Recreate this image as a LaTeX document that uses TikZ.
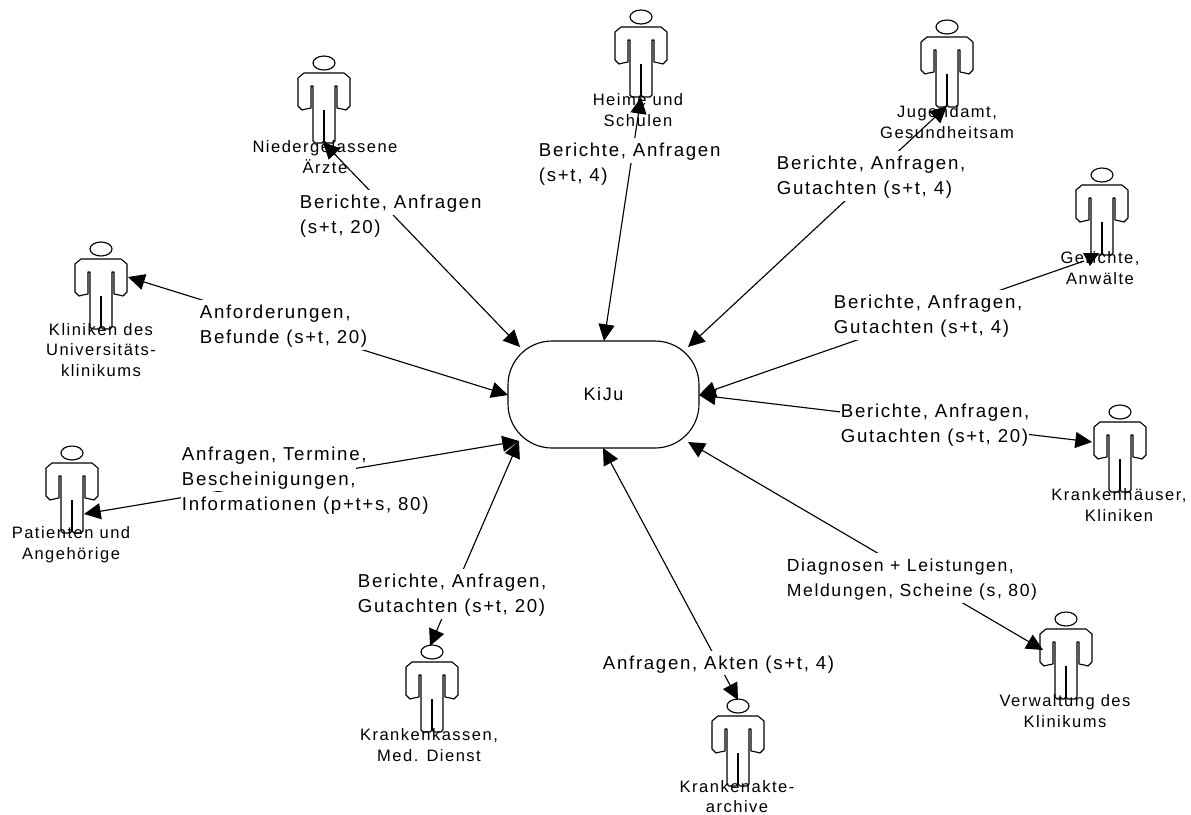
\documentclass[tikz,border=0pt]{standalone}
\usepackage{fontspec}
\setmainfont{Liberation Sans}[LetterSpace=9]
\usetikzlibrary{arrows.meta}
\newcommand{\whln}[1]{{\fboxsep=0.5pt\colorbox{white}{\rule[-4pt]{0pt}{17.5pt}#1}}}
\tikzset{
  x=0.75pt,y=-0.75pt,
  flow/.style={line width=0.85pt,{Triangle[length=12.5pt,width=12pt]}-{Triangle[length=12.5pt,width=12pt]}},
  flowhalf/.style={line width=0.85pt,-{Triangle[length=12.5pt,width=12pt]}},
  flowlabel/.style={anchor=west,align=left,inner sep=0pt,font=\fontsize{14pt}{18.75pt}\selectfont},
  rolelabel/.style={align=center,inner sep=0pt,font=\fontsize{12.4pt}{15.5pt}\selectfont},
  hub/.style={draw,line width=0.85pt,rounded corners=33pt,minimum width=143.25pt,minimum height=80.25pt,inner sep=0pt,font=\fontsize{13.5pt}{16pt}\selectfont},
  person/.pic={
    \draw[line width=0.85pt] (0,0) ellipse [x radius=8.25pt,y radius=5.25pt];
    \draw[line width=0.85pt,line join=round,fill=white]
      (-20,10) -- (-26,15) -- (-26,43) -- (-22,47) -- (-18,46) -- (-13,45) -- (-13,23) -- (-11,23) -- (-11,78) -- (-9,80) -- (-2,80) -- (0,78)
      -- (2,80) -- (9,80) -- (11,78) -- (11,23) -- (13,23) -- (13,45) -- (18,46) -- (22,47) -- (26,43) -- (26,15) -- (20,10) -- cycle;
    \draw[line width=1.5pt] (0,47) -- (0,78);
  }
}
\begin{document}
\begin{tikzpicture}
\useasboundingbox[fill=white] (0,0) rectangle (1191,814);
% persons
\foreach \nm/\px/\py in {a/324/63,b/641/17,c/947/27,d/1102/175,e/1120/412,f/1066/619,g/738/706,h/432/652,i/72/453,j/101/249}
  \pic (\nm) at (\px,\py) {person};
% role labels
\node[rolelabel] (rA) at (325,157) {Niedergelassene\\Ärzte};
\node[rolelabel] (rB) at (638,110) {Heime und\\Schulen};
\node[rolelabel] (rC) at (947,122) {Jugendamt,\\Gesundheitsam};
\node[rolelabel] (rD) at (1100,268) {Gerichte,\\Anwälte};
\node[rolelabel] (rE) at (1119,505) {Krankenhäuser,\\Kliniken};
\node[rolelabel] (rF) at (1065,711) {Verwaltung des\\Klinikums};
\node[rolelabel] (rG) at (737,796.5) {Krankenakte-\\archive};
\node[rolelabel] (rH) at (429,745) {Krankenkassen,\\Med. Dienst};
\node[rolelabel] (rI) at (71,545) {Patienten und\\Angehörige};
\node[rolelabel] (rJ) at (101,350) {Kliniken des\\Universitäts-\\klinikums};
% hub
\node[hub] (kiju) at (603.5,394.5) {KiJu};
% connector ends
\coordinate (pa) at (323,142); \coordinate (ka) at (520,347);
\coordinate (pb) at (641,97);  \coordinate (kb) at (604,341);
\coordinate (pc) at (947,106); \coordinate (kc) at (688,347);
\coordinate (pd) at (1084,261); \coordinate (kd) at (699,395);
\coordinate (pe) at (1092,442); \coordinate (ke) at (699,395);
\coordinate (pf) at (1043,650); \coordinate (kf) at (688,442);
\coordinate (pg) at (738,700); \coordinate (kg) at (603,448);
\coordinate (ph) at (430,646); \coordinate (kh) at (519,441);
\coordinate (pi) at (84,514);  \coordinate (ki) at (519,441);
\coordinate (pj) at (128,277); \coordinate (kj) at (508,395);
\foreach \s in {a,b,c,e,f,g,h,i,j} \draw[flow] (p\s) -- (k\s);
\draw[flowhalf] (pd) -- (kd);
\coordinate (da) at (1083,253); \coordinate (db) at (1099,253); \coordinate (dc) at (1090,266);
\fill (da) -- (db) -- (dc) -- cycle;
% flow labels
\node[flowlabel] (lA) at (299,215) {\whln{Berichte, Anfragen}\\\whln{(s+t, 20)}};
\node[flowlabel] (lB) at (538,163) {\whln{Berichte, Anfragen}\\\whln{(s+t, 4)}};
\node[flowlabel] (lC) at (776,176) {\whln{Berichte, Anfragen,}\\\whln{Gutachten (s+t, 4)}};
\node[flowlabel] (lD) at (833,315) {\whln{Berichte, Anfragen,}\\\whln{Gutachten (s+t, 4)}};
\node[flowlabel] (lE) at (840,424) {\whln{Berichte, Anfragen,}\\\whln{Gutachten (s+t, 20)}};
\node[flowlabel,font=\fontsize{13.2pt}{18.75pt}\selectfont] (lF) at (786,578) {\whln{Diagnosen + Leistungen,}\\\whln{Meldungen, Scheine (s, 80)}};
\node[flowlabel] (lG) at (602,663) {\whln{Anfragen, Akten (s+t, 4)}};
\node[flowlabel] (lH) at (357,594) {\whln{Berichte, Anfragen,}\\\whln{Gutachten (s+t, 20)}};
\node[flowlabel] (lI) at (181,479) {\whln{Anfragen, Termine,}\\\whln{Bescheinigungen,}\\\whln{Informationen (p+t+s, 80)}};
\node[flowlabel] (lJ) at (199,325) {\whln{Anforderungen,}\\\whln{Befunde (s+t, 20)}};
\end{tikzpicture}
\end{document}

What to do ::
Copy out all of the data word for word. Do not carry over any picture.

Task solution ::
Recreate this image as a LaTeX document that uses TikZ.
\documentclass[tikz,border=0pt]{standalone}
\usepackage{fontspec}
\setmainfont{Liberation Sans}[LetterSpace=9]
\usetikzlibrary{arrows.meta}
\newcommand{\whln}[1]{{\fboxsep=0.5pt\colorbox{white}{\rule[-4pt]{0pt}{17.5pt}#1}}}
\tikzset{
  x=0.75pt,y=-0.75pt,
  flow/.style={line width=0.85pt,{Triangle[length=12.5pt,width=12pt]}-{Triangle[length=12.5pt,width=12pt]}},
  flowhalf/.style={line width=0.85pt,-{Triangle[length=12.5pt,width=12pt]}},
  flowlabel/.style={anchor=west,align=left,inner sep=0pt,font=\fontsize{14pt}{18.75pt}\selectfont},
  rolelabel/.style={align=center,inner sep=0pt,font=\fontsize{12.4pt}{15.5pt}\selectfont},
  hub/.style={draw,line width=0.85pt,rounded corners=33pt,minimum width=143.25pt,minimum height=80.25pt,inner sep=0pt,font=\fontsize{13.5pt}{16pt}\selectfont},
  person/.pic={
    \draw[line width=0.85pt] (0,0) ellipse [x radius=8.25pt,y radius=5.25pt];
    \draw[line width=0.85pt,line join=round,fill=white]
      (-20,10) -- (-26,15) -- (-26,43) -- (-22,47) -- (-18,46) -- (-13,45) -- (-13,23) -- (-11,23) -- (-11,78) -- (-9,80) -- (-2,80) -- (0,78)
      -- (2,80) -- (9,80) -- (11,78) -- (11,23) -- (13,23) -- (13,45) -- (18,46) -- (22,47) -- (26,43) -- (26,15) -- (20,10) -- cycle;
    \draw[line width=1.5pt] (0,47) -- (0,78);
  }
}
\begin{document}
\begin{tikzpicture}
\useasboundingbox[fill=white] (0,0) rectangle (1191,814);
% persons
\foreach \nm/\px/\py in {a/324/63,b/641/17,c/947/27,d/1102/175,e/1120/412,f/1066/619,g/738/706,h/432/652,i/72/453,j/101/249}
  \pic (\nm) at (\px,\py) {person};
% role labels
\node[rolelabel] (rA) at (325,157) {Niedergelassene\\Ärzte};
\node[rolelabel] (rB) at (638,110) {Heime und\\Schulen};
\node[rolelabel] (rC) at (947,122) {Jugendamt,\\Gesundheitsam};
\node[rolelabel] (rD) at (1100,268) {Gerichte,\\Anwälte};
\node[rolelabel] (rE) at (1119,505) {Krankenhäuser,\\Kliniken};
\node[rolelabel] (rF) at (1065,711) {Verwaltung des\\Klinikums};
\node[rolelabel] (rG) at (737,796.5) {Krankenakte-\\archive};
\node[rolelabel] (rH) at (429,745) {Krankenkassen,\\Med. Dienst};
\node[rolelabel] (rI) at (71,545) {Patienten und\\Angehörige};
\node[rolelabel] (rJ) at (101,350) {Kliniken des\\Universitäts-\\klinikums};
% hub
\node[hub] (kiju) at (603.5,394.5) {KiJu};
% connector ends
\coordinate (pa) at (323,142); \coordinate (ka) at (520,347);
\coordinate (pb) at (641,97);  \coordinate (kb) at (604,341);
\coordinate (pc) at (947,106); \coordinate (kc) at (688,347);
\coordinate (pd) at (1084,261); \coordinate (kd) at (699,395);
\coordinate (pe) at (1092,442); \coordinate (ke) at (699,395);
\coordinate (pf) at (1043,650); \coordinate (kf) at (688,442);
\coordinate (pg) at (738,700); \coordinate (kg) at (603,448);
\coordinate (ph) at (430,646); \coordinate (kh) at (519,441);
\coordinate (pi) at (84,514);  \coordinate (ki) at (519,441);
\coordinate (pj) at (128,277); \coordinate (kj) at (508,395);
\foreach \s in {a,b,c,e,f,g,h,i,j} \draw[flow] (p\s) -- (k\s);
\draw[flowhalf] (pd) -- (kd);
\coordinate (da) at (1083,253); \coordinate (db) at (1099,253); \coordinate (dc) at (1090,266);
\fill (da) -- (db) -- (dc) -- cycle;
% flow labels
\node[flowlabel] (lA) at (299,215) {\whln{Berichte, Anfragen}\\\whln{(s+t, 20)}};
\node[flowlabel] (lB) at (538,163) {\whln{Berichte, Anfragen}\\\whln{(s+t, 4)}};
\node[flowlabel] (lC) at (776,176) {\whln{Berichte, Anfragen,}\\\whln{Gutachten (s+t, 4)}};
\node[flowlabel] (lD) at (833,315) {\whln{Berichte, Anfragen,}\\\whln{Gutachten (s+t, 4)}};
\node[flowlabel] (lE) at (840,424) {\whln{Berichte, Anfragen,}\\\whln{Gutachten (s+t, 20)}};
\node[flowlabel,font=\fontsize{13.2pt}{18.75pt}\selectfont] (lF) at (786,578) {\whln{Diagnosen + Leistungen,}\\\whln{Meldungen, Scheine (s, 80)}};
\node[flowlabel] (lG) at (602,663) {\whln{Anfragen, Akten (s+t, 4)}};
\node[flowlabel] (lH) at (357,594) {\whln{Berichte, Anfragen,}\\\whln{Gutachten (s+t, 20)}};
\node[flowlabel] (lI) at (181,479) {\whln{Anfragen, Termine,}\\\whln{Bescheinigungen,}\\\whln{Informationen (p+t+s, 80)}};
\node[flowlabel] (lJ) at (199,325) {\whln{Anforderungen,}\\\whln{Befunde (s+t, 20)}};
\end{tikzpicture}
\end{document}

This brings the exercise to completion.